Édition du 27 octobre 2003 / volume 38, numéro 9
 
  Une adhésine de l’anthrax pour traiter les maladies bactériennes
Les résultats des travaux de Michaël Mourez ont été publiés dans Science et Nature.

Michaël Mourez étudiera les maladies animales d’origine bactérienne dans le but notamment de réduire l’utilisation d’antibiotiques chez les animaux.

La découverte d’un véritable remède contre l’anthrax contractée par la respiration n’est pas pour demain, mais les travaux de Michaël Mourez menés sur des molécules protéiques, les adhésines, pourraient déboucher plus vite qu’on le pense sur des traitements contre plusieurs maladies bactériennes, y compris la maladie du charbon.

C’est du moins l’objectif poursuivi par ce nouveau professeur de la Faculté de médecine vétérinaire qui vient de se voir attribuer une chaire de recherche du Canada dotée d’un fonds de un demi-million de dollars sur cinq ans. «Les projets de la chaire portent sur le fonctionnement, l’assemblage et l’importance des adhésines, dit-il. Ces molécules permettent aux microbes de cibler un organe particulier ou encore de rendre plus efficace l’action de certaines toxines. Ultimement, mes recherches visent à découvrir de nouveaux traitements antibactériens et à réduire l’utilisation d’antibiotiques chez les animaux et, indirectement, chez les humains.»

Le généticien d’origine française qui a étudié à l’institut Pasteur, en France, puis à l’Université Harvard possède déjà une solide réputation. Michaël Mourez a mis au point des inhibiteurs de toxines sécrétées par la bactérie responsable du bacille du charbon et des inhibiteurs qui permettent de protéger les animaux. Les résultats de ses travaux ont été publiés en 2001 dans les revues Science et Nature, peu de temps après les attentats terroristes du 11 septembre.

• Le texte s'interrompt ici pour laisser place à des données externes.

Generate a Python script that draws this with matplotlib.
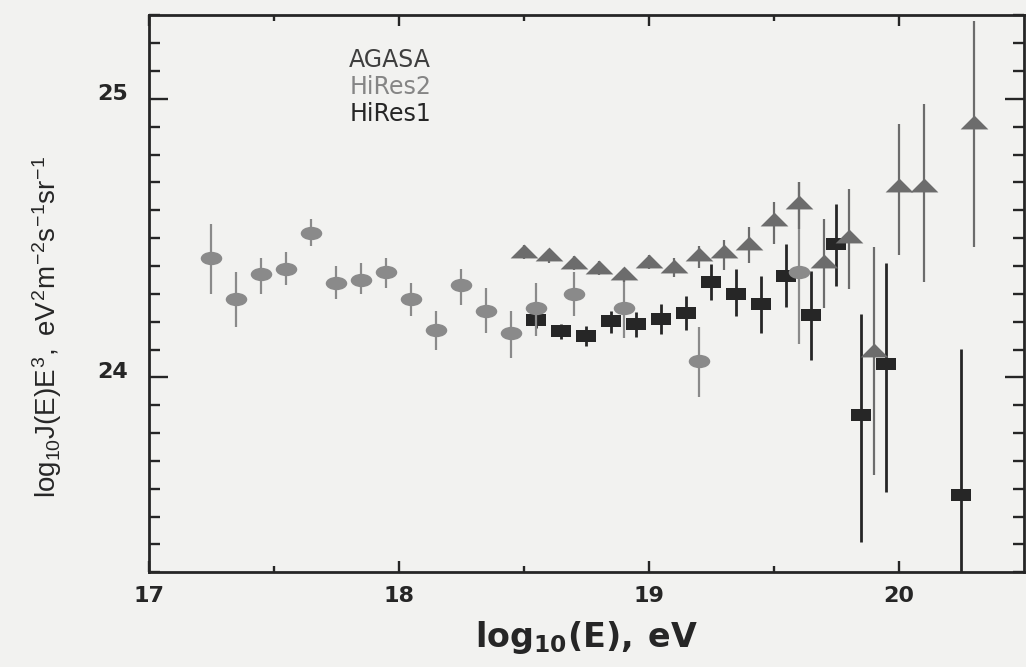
import numpy as np
import matplotlib
matplotlib.use("Agg")
import matplotlib.pyplot as plt
from matplotlib.path import Path
from matplotlib.transforms import Affine2D, ScaledTranslation

plt.rcParams['font.family'] = ['DejaVu Sans']
plt.rcParams['mathtext.fontset'] = 'custom'
plt.rcParams['mathtext.rm'] = 'Liberation Sans'
plt.rcParams['mathtext.it'] = 'Liberation Sans'
plt.rcParams['mathtext.bf'] = 'DejaVu Sans:bold'

# --- data: log10(E) [eV], log10(J E^3) and asymmetric errors ---
hires2_x = [17.25, 17.35, 17.45, 17.55, 17.65, 17.75, 17.85, 17.95, 18.05,
            18.15, 18.25, 18.35, 18.45, 18.55, 18.70, 18.90, 19.20, 19.60]
hires2_y = [24.43, 24.28, 24.37, 24.39, 24.52, 24.34, 24.35, 24.38, 24.28,
            24.17, 24.33, 24.24, 24.16, 24.25, 24.30, 24.25, 24.06, 24.38]
hires2_lo = [0.13, 0.10, 0.07, 0.06, 0.05, 0.06, 0.05, 0.06, 0.06,
             0.07, 0.07, 0.08, 0.09, 0.10, 0.08, 0.11, 0.13, 0.26]
hires2_hi = [0.12, 0.10, 0.06, 0.06, 0.05, 0.06, 0.06, 0.05, 0.06,
             0.07, 0.06, 0.08, 0.08, 0.09, 0.08, 0.10, 0.12, 0.32]

agasa_x = [18.5, 18.6, 18.7, 18.8, 18.9, 19.0, 19.1, 19.2, 19.3, 19.4,
           19.5, 19.6, 19.7, 19.8, 19.9, 20.0, 20.1, 20.3]
agasa_y = [24.455, 24.442, 24.415, 24.397, 24.373, 24.418, 24.400, 24.442, 24.454, 24.484,
           24.568, 24.631, 24.418, 24.508, 24.098, 24.690, 24.692, 24.918]
agasa_lo = [0.03, 0.03, 0.03, 0.03, 0.03, 0.03, 0.04, 0.05, 0.07, 0.075,
            0.09, 0.10, 0.17, 0.19, 0.45, 0.25, 0.35, 0.45]
agasa_hi = [0.02, 0.02, 0.02, 0.02, 0.02, 0.02, 0.03, 0.03, 0.04, 0.056,
            0.063, 0.072, 0.15, 0.17, 0.37, 0.22, 0.29, 0.36]

hires1_x = [18.55, 18.65, 18.75, 18.85, 18.95, 19.05, 19.15, 19.25, 19.35, 19.45,
            19.55, 19.65, 19.75, 19.85, 19.95, 20.25]
hires1_y = [24.207, 24.167, 24.149, 24.201, 24.191, 24.209, 24.231, 24.341, 24.301, 24.263,
            24.364, 24.224, 24.478, 23.865, 24.048, 23.576]
hires1_lo = [0.03, 0.03, 0.036, 0.04, 0.045, 0.053, 0.061, 0.064, 0.08, 0.105,
             0.113, 0.162, 0.149, 0.456, 0.46, 0.60]
hires1_hi = [0.03, 0.024, 0.036, 0.038, 0.044, 0.056, 0.061, 0.065, 0.088, 0.102,
             0.114, 0.158, 0.146, 0.364, 0.364, 0.526]

legend_names = ["AGASA", "HiRes2", "HiRes1"]
legend_colors = ["#3e3e3e", "#858585", "#262626"]

xticks = [17, 18, 19, 20]
yticks = [24, 25]

# --- marker shapes: flattened triangle, ellipse, flat rectangle ---
tri = Path([(-1.0, -0.5), (1.0, -0.5), (0.0, 0.5), (-1.0, -0.5)],
           [Path.MOVETO, Path.LINETO, Path.LINETO, Path.CLOSEPOLY])
circ = Path.unit_circle()
ell = Path(Affine2D().scale(1.0, 0.62).transform(circ.vertices), circ.codes)
rect = Path([(-1.0, -0.6), (1.0, -0.6), (1.0, 0.6), (-1.0, 0.6), (-1.0, -0.6)],
            [Path.MOVETO, Path.LINETO, Path.LINETO, Path.LINETO, Path.CLOSEPOLY])

bg = "#f2f2f0"
ink = "#262626"
fig = plt.figure(figsize=(10.26, 6.67), dpi=100, facecolor=bg)
ax = fig.add_axes([0.145, 0.142, 0.853, 0.835], facecolor=bg)

c_sq, c_el, c_tr = "#262626", "#8a8a8a", "#6c6c6c"

ax.errorbar(hires1_x, hires1_y, yerr=[hires1_lo, hires1_hi], fmt='none',
            ecolor=c_sq, elinewidth=2.0, capsize=0, zorder=2)
ax.plot(hires1_x, hires1_y, linestyle='none', marker=rect, markersize=14.5,
        color=c_sq, markeredgewidth=0, zorder=3)

ax.errorbar(hires2_x, hires2_y, yerr=[hires2_lo, hires2_hi], fmt='none',
            ecolor=c_el, elinewidth=1.6, capsize=0, zorder=4)
ax.plot(hires2_x, hires2_y, linestyle='none', marker=ell, markersize=15.5,
        color=c_el, markeredgewidth=0, zorder=5)

ax.errorbar(agasa_x, agasa_y, yerr=[agasa_lo, agasa_hi], fmt='none',
            ecolor=c_tr, elinewidth=1.6, capsize=0, zorder=6)
ax.plot(agasa_x, agasa_y, linestyle='none', marker=tri, markersize=20,
        color=c_tr, markeredgewidth=0, zorder=7)

ax.set_xlim(17.0, 20.5)
ax.set_ylim(23.3, 25.3)

ax.set_xticks(xticks)
ax.set_xticks(np.arange(17.5, 20.5, 1.0), minor=True)
ax.set_yticks(yticks)
ax.set_yticks(np.arange(23.3, 25.31, 0.1), minor=True)
ax.set_xticklabels([str(v) for v in xticks], fontsize=16, fontweight='bold', color=ink)
ax.set_yticklabels([str(v) for v in yticks], fontsize=16, fontweight='bold', color=ink)

ax.tick_params(axis='both', which='both', direction='in', top=True, right=True,
               color=ink, width=1.7)
ax.tick_params(axis='x', which='major', length=8, pad=10)
ax.tick_params(axis='x', which='minor', length=4.5)
ax.tick_params(axis='y', which='major', length=14, pad=15)
ax.tick_params(axis='y', which='minor', length=8)
for s in ax.spines.values():
    s.set_linewidth(2.0)
    s.set_color(ink)

# y tick labels sit slightly above their ticks
for lab in ax.get_yticklabels():
    lab.set_transform(lab.get_transform() + ScaledTranslation(0, 5 / 72, fig.dpi_scale_trans))

ax.set_xlabel(r'$\mathbf{log_{10}(E),\ eV}$', fontsize=24, color=ink, labelpad=9)
ax.set_ylabel(r'$log_{10}J(E)E^3,\ eV^2m^{-2}s^{-1}sr^{-1}$', fontsize=20, color=ink)
ax.yaxis.set_label_coords(-0.097, 0.44)

for i, (name, col) in enumerate(zip(legend_names, legend_colors)):
    ax.text(0.229, 0.919 - 0.0485 * i, name, transform=ax.transAxes, fontsize=17,
            color=col, va='center', ha='left')

fig.savefig("out.png", dpi=100, facecolor=bg)
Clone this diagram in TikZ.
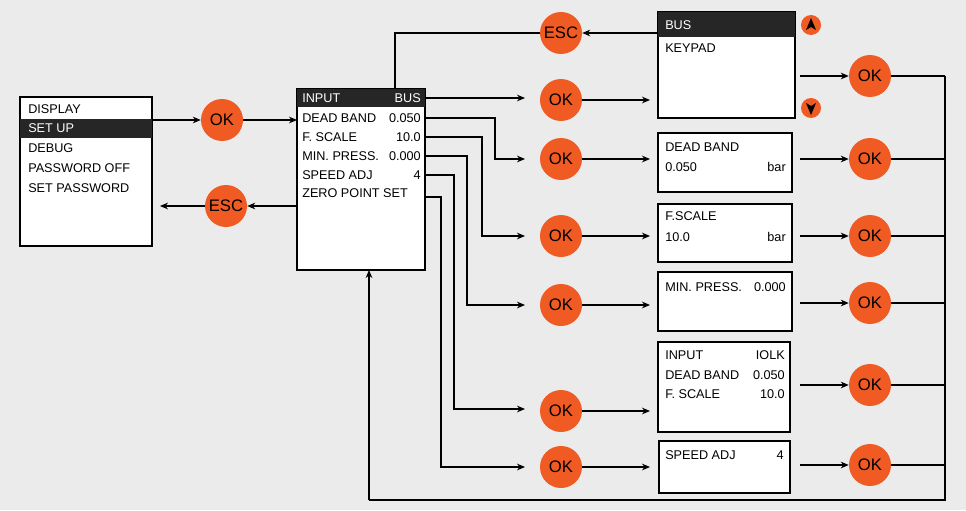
\documentclass[tikz,border=0pt]{standalone}
\usepackage{fontspec}
\setmainfont{Liberation Sans}
\usetikzlibrary{arrows.meta}
\definecolor{bg}{HTML}{EBEBEB}
\definecolor{org}{HTML}{F05A23}
\begin{document}
\begin{tikzpicture}[x=0.75pt,y=-0.75pt,
  btn/.style={circle,fill=org,minimum size=31.5pt,inner sep=0pt,font=\fontsize{12.5}{13}\selectfont},
  scr/.style={draw,fill=white,line width=0.8pt},
  t/.style={anchor=west,inner sep=0pt,font=\fontsize{9.5}{10}\selectfont},
  tr/.style={anchor=east,inner sep=0pt,font=\fontsize{9.5}{10}\selectfont},
  ar/.style={-{Stealth[length=6pt,width=5pt]},line width=0.8pt},
  ln/.style={line width=0.8pt}]
\fill[bg] (0,0) rectangle (966,510);
\useasboundingbox (0,0) rectangle (966,510);
% left menu
\draw[scr] (20,97) rectangle (152,246);
\fill[black!85] (20,119) rectangle (152,138);
\node[t] at (28,109) {DISPLAY};
\node[t,white] at (28,128) {SET UP};
\node[t] at (28,148) {DEBUG};
\node[t] at (28,168) {PASSWORD OFF};
\node[t] at (28,188) {SET PASSWORD};
\coordinate (m1) at (152,120); \coordinate (m2) at (152,206);
% main menu
\draw[scr] (297,89) rectangle (425,270);
\fill[black!85] (297,89) rectangle (425,107);
\node[t,white] at (302,98) {INPUT}; \node[tr,white] at (421,98) {BUS};
\node[t] at (302,118) {DEAD BAND}; \node[tr] at (421,118) {0.050};
\node[t] at (302,137) {F. SCALE}; \node[tr] at (421,137) {10.0};
\node[t] at (302,156) {MIN. PRESS.}; \node[tr] at (421,156) {0.000};
\node[t] at (302,175) {SPEED ADJ}; \node[tr] at (421,175) {4};
\node[t] at (302,193) {ZERO POINT SET};
\coordinate (r0) at (425,98); \coordinate (r1) at (425,118); \coordinate (r2) at (425,137);
\coordinate (r3) at (425,156); \coordinate (r4) at (425,175); \coordinate (r5) at (425,197);
\coordinate (mi1) at (297,120); \coordinate (mi2) at (297,206);
\coordinate (mtop) at (395,89); \coordinate (mbot) at (369,270);
% left buttons
\node[btn] (ok0) at (222,120) {OK};
\node[btn] (esc0) at (226,206) {ESC};
\draw[ar] (m1) -- (ok0);
\draw[ar] (ok0) -- (mi1);
\draw[ar] (mi2) -- (esc0);
\draw[ar] (esc0) -- (160,206);
% top ESC
\node[btn] (esc1) at (561,33) {ESC};
\draw[ln] (mtop) |- (esc1.west);
% BUS screen
\draw[scr] (658,12) rectangle (795,118);
\fill[black!85] (658,12) rectangle (795,37);
\node[t,white] at (665,25) {BUS};
\node[t] at (665,48) {KEYPAD};
\coordinate (busl) at (658,33);
\draw[ar] (busl) -- (esc1);
\node[circle,fill=org,minimum size=15pt,inner sep=0pt] (up) at (811,25) {};
\fill (806,30) -- (811,18) -- (816,30) -- (811,27) -- cycle;
\node[circle,fill=org,minimum size=15pt,inner sep=0pt] (dn) at (811,108) {};
\fill (806,103) -- (811,115) -- (816,103) -- (811,106) -- cycle;
% column of OK
\node[btn] (a0) at (561,100) {OK};
\node[btn] (a1) at (561,159) {OK};
\node[btn] (a2) at (561,236) {OK};
\node[btn] (a3) at (561,305) {OK};
\node[btn] (a4) at (561,411) {OK};
\node[btn] (a5) at (561,467) {OK};
\draw[ar] (r0) -- (525,98);
\draw[ar] (r1) -| (495,159) -- (525,159);
\draw[ar] (r2) -| (482,236) -- (525,236);
\draw[ar] (r3) -| (467,305) -- (525,305);
\draw[ar] (r4) -| (454,409) -- (525,409);
\draw[ar] (r5) -| (441,467) -- (525,467);
% screens
\draw[scr] (658,133) rectangle (792,192);
\node[t] at (665,147) {DEAD BAND};
\node[t] at (665,167) {0.050}; \node[tr] at (786,167) {bar};
\draw[scr] (658,204) rectangle (792,262);
\node[t] at (665,216) {F.SCALE};
\node[t] at (665,237) {10.0}; \node[tr] at (786,237) {bar};
\draw[scr] (658,272) rectangle (792,331);
\node[t] at (665,287) {MIN. PRESS.}; \node[tr] at (786,287) {0.000};
\draw[scr] (658,342) rectangle (790,432);
\node[t] at (665,355) {INPUT}; \node[tr] at (785,355) {IOLK};
\node[t] at (665,375) {DEAD BAND}; \node[tr] at (785,375) {0.050};
\node[t] at (665,394) {F. SCALE}; \node[tr] at (785,394) {10.0};
\draw[scr] (659,441) rectangle (790,493);
\node[t] at (665,455) {SPEED ADJ}; \node[tr] at (784,455) {4};
\draw[ar] (582,100) -- (650,100);
\draw[ar] (582,159) -- (650,159);
\draw[ar] (582,236) -- (650,236);
\draw[ar] (582,305) -- (650,305);
\draw[ar] (582,411) -- (650,411);
\draw[ar] (582,467) -- (650,467);
% right OKs
\node[btn] (b0) at (870,76) {OK};
\node[btn] (b1) at (870,159) {OK};
\node[btn] (b2) at (870,236) {OK};
\node[btn] (b3) at (870,303) {OK};
\node[btn] (b4) at (870,385) {OK};
\node[btn] (b5) at (870,465) {OK};
\foreach \i/\y in {0/76,1/159,2/236,3/303,4/385,5/465}{
  \draw[ar] (800,\y) -- (b\i);
  \draw[ln] (b\i) -- (945,\y);
}
\draw[ln] (945,76) -- (945,500) -- (369,500);
\draw[ar] (369,500) -- (mbot);
\end{tikzpicture}
\end{document}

«Un moment éprouvant», se rappelle le chercheur, qui effectuait alors un postdoctorat à l’Université de Boston. «Des personnes mises en présence de l’anthrax par des colis et des lettres avaient perdu la vie. Or, les gens et les médias espéraient que nos découvertes mènent du jour au lendemain à des traitements révolutionnaires pour l’être humain. C’était extrêmement difficile de leur expliquer qu’on ne pouvait pas faire quoi que ce soit pour le moment.»

Une approche novatrice

Rappelons que l’anthrax, communément appelé «maladie du charbon», est une infection animale qui atteint essentiellement les herbivores (moutons, chèvres et bovidés). Ils se contaminent en mangeant de l’herbe, du fourrage ou de la farine de viande souillée par des spores charbonneuses. À la faveur d’une lésion buccale, les bactéries pénètrent dans le sang et y germent. Elles déclenchent une septicémie très rapidement mortelle. La prévention se fait par la vaccination des troupeaux.

Si cette maladie, susceptible d’être transmise à l’homme par la manipulation de dépouilles d’animaux infectés, est facilement traitable sous sa forme cutanée, sa forme pulmonaire mène souvent à la mort. «Lorsque la bactérie est respirée, les toxines produites par le bacille envahissent aussitôt le corps, explique Michaël Mourez. Quand les symptômes apparaissent, la maladie est souvent déjà trop avancée pour tenter de lui faire échec avec des antibiotiques.»

Les découvertes récentes du chercheur sur la maladie ont pour origine une approche novatrice. «Nous avons travaillé sur la toxine de l’anthrax plutôt que sur les bactéries elles-mêmes, dit-il. Car même si les bactéries sont éliminées après l’apparition des symptômes par les antibiotiques, les toxines continuent leur action mortelle.»

Plus précisément, M. Mourez a mis au point des techniques visant à bloquer les multiples entrées de Bacillus anthracis dans la cellule et a décelé les constituants de la toxine à l’échelon moléculaire. Il est ainsi parvenu à définir le profil ADN du récepteur qui permet à la toxine d’entrer dans la cellule.

L’objectif de la chaire qu’il dirige aujourd’hui est d’appliquer ces méthodes aux molécules adhésines pour traiter les maladies animales d’origine bactérienne comme les infections urinaires et intestinales. De concert avec les membres du Groupe de recherche sur les maladies infectieuses du porc, il travaillera également sur les infections à streptocoques et les infections à la bactérie Escherichia coli. «Ce sont des maladies encore présentes dans l’industrie porcine même si elles sont beaucoup mieux circonscrites qu’il y a 20 ans», souligne le professeur Mourez.

Rien ne prédisposait ce chercheur en biotechnologie à se spécialiser dans les maladies porcines. Entré à la Faculté de médecine vétérinaire de Saint-Hyacinthe à l’âge de 31 ans, il devient l’un des plus jeunes titulaires de chaire de l’histoire de l’Université de Montréal.